Fiddling the figures…

  • 8 years ago
  • 1

This week, the press has featured a number of articles detailing a practice that has aggrieved Cheshire & Co (and has subsequently been mentioned in this forum), for several years. The key phrase, is ‘portal juggling’. No, not what you do with the pneumatic Tracey from HR after three Stingers, (incidentally, the favourite tipple of Frank Sinatra and Cary Grant) too many at the annual conference, but the age old habitude of fiddling the figures. In the world of estate agency, this principally refers to Rightmove, although other property portals are available and open to similar abuse. What does this mean in layman’s terms? It involves estate agents taking their existing properties and removing them from their chosen property portal, then immediately relisting them, thus creating the illusion that they are listing far more properties than they actually are, with the associated fallacious impression of the number of properties that have been sold. Hence the headlines, “We list more properties than anyone else”, or “Number one for sales in the area”. It can be done very easily; I spent two hours yesterday on a portal and by changing dates and post codes, I eventually came up with a chart that could be published to the masses, that showed that I was Number 1 in the area. The recent articles focused primarily on London (don’t they all), but agents in the NP postcode are not immune to such behaviour and the accompanying bragging rights. Without coming over as excessively holier than thou, it is something that can have serious ramifications.
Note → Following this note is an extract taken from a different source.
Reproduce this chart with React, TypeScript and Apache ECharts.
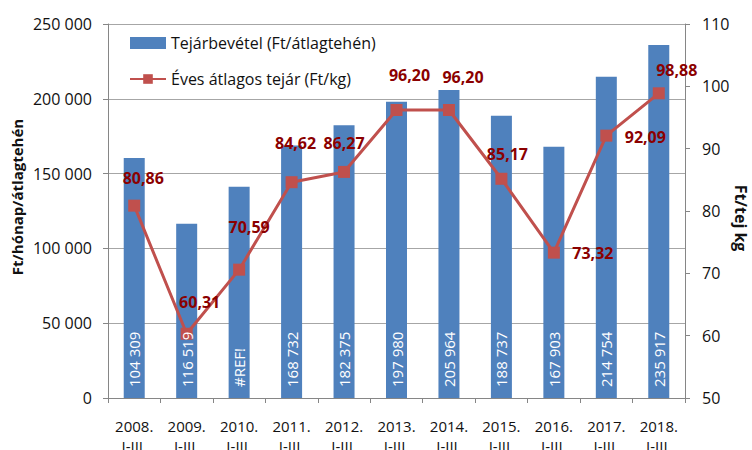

In London, the National Trading Standards ‘Estate Agency Team’ (no, me neither), are now getting involved and the one thing that no business wants is Trading Standards crawling around their office, because if they cannot find evidence of portal juggling, they will make it their mission to find evidence of some other activity that carries a penalty. Data collection company Propcision centred their search activities around the development at Battersea Power Station and established that one property had been relisted 35 times in a 6 month period. This meant that it ‘appeared’ that 368 proprieties  had been sold on the development rather than the slightly less jaw-dropping 35. Michelle Ricci, the founder of Propcision had been in contact with both the agent concerned and the developer and has been left disappointed but not surprised that neither party has made any attempt to speak with her. It will come as no shock that although Rightmove and Zoopla have systems in place to “monitor” these situations, there does not appear to be any penalties, nor dare I say it, any great urgency to do anything about it.

What is the effect of such portal juggling, aside from agents in certain postcodes using their portal figures as a means of beating their chest and adopting various other Neolithic tendencies? When a surveyor carries out a mortgage valuation, one of the key, if not the key pieces of data that he/she uses to arrive at the valuation is the number of comparable properties sold and at what price. If they are struggling to agree that a property values up, then comparable evidence of-using the Battersea example-367 (as opposed to 34), other properties makes their decision a lot easier and gives them far more comfort. In turn, this creates a false impression of a rising market, which makes property purchase far more difficult. At some stage, the roundabout does have to stop, as indicated by reports this week that London property prices have finally stalled. If the initial asking price was already inflated due to unchecked, unqualified and misleading data, then at some point the whole thing will implode. Will the practice continue if unchecked and unchallenged by any authority? Will estate agents discover a moral marrow that prevents them from indulging in such activities? Highly unlikely, but stranger things can happen. Who would have bet a week ago on the Conservatives becoming the Official Opposition in Scotland; in the process deposing Nicola, ‘I’m not actually an MP, but I’m Scottish and we have North Sea Oil, so there’ Sturgeon?